**Written problem:** Pick out every line in the data below that holds "this".

**Provided records:**
** Begin **

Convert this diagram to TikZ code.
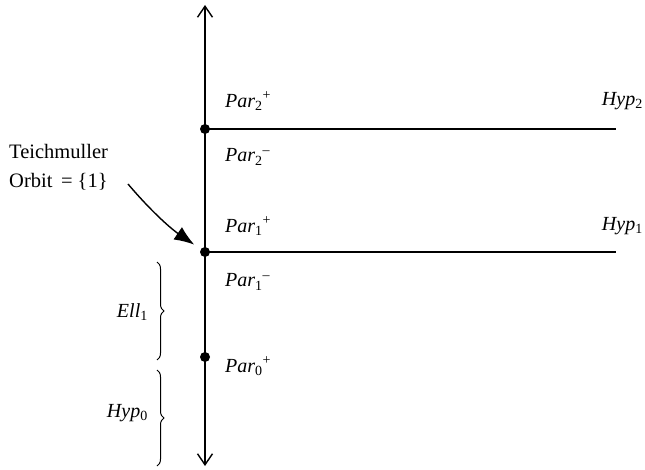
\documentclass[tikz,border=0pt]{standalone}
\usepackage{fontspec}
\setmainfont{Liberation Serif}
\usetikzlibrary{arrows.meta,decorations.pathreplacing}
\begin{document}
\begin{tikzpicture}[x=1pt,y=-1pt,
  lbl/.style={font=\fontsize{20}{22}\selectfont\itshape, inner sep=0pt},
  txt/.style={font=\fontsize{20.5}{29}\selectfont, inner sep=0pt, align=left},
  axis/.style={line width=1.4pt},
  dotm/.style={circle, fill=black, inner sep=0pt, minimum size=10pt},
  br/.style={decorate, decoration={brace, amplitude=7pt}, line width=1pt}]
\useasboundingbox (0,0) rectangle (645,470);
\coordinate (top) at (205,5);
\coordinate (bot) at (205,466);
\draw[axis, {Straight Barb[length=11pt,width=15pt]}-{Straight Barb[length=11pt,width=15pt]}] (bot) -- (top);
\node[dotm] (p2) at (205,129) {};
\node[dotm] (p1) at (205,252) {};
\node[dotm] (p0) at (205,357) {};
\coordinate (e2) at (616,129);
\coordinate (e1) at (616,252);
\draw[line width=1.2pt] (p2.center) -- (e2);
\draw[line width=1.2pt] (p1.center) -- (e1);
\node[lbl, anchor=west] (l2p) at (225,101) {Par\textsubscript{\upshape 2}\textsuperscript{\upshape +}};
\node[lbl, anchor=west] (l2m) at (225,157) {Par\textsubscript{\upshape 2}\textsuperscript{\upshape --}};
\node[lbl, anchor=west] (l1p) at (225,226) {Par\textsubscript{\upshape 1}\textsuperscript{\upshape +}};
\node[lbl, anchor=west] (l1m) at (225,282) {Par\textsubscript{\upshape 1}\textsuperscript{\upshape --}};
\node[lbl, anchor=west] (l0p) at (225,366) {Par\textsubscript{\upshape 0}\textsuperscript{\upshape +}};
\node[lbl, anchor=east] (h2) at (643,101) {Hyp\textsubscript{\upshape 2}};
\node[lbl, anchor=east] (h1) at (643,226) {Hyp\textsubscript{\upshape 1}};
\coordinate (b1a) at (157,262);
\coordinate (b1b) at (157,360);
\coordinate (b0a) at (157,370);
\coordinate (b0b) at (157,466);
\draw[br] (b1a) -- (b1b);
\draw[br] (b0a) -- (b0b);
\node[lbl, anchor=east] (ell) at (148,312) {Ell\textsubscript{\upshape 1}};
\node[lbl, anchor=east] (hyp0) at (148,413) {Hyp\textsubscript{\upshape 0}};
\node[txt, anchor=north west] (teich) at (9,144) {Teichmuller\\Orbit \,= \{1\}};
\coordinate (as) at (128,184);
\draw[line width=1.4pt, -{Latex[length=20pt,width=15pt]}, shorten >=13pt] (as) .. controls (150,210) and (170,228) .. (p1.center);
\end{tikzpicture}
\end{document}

** End **
** Begin **

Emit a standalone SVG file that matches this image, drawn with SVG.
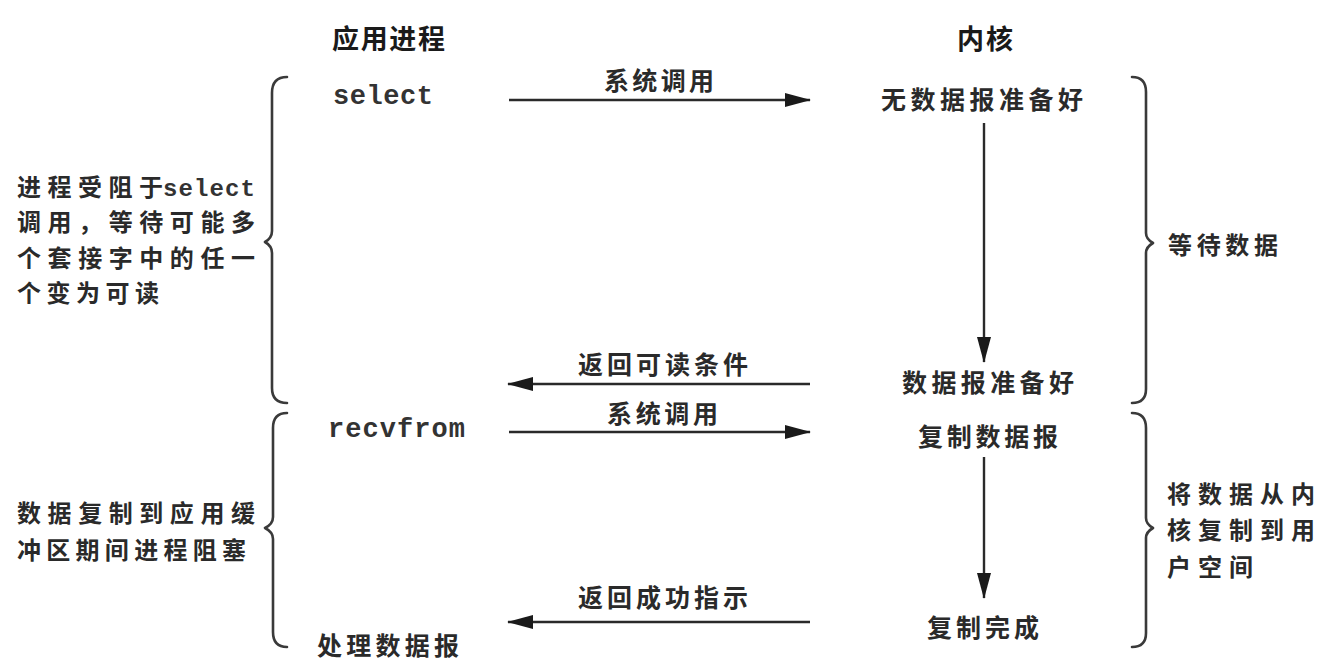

** End **

**Correct output:**
Convert this diagram to TikZ code.
Emit a standalone SVG file that matches this image, drawn with SVG.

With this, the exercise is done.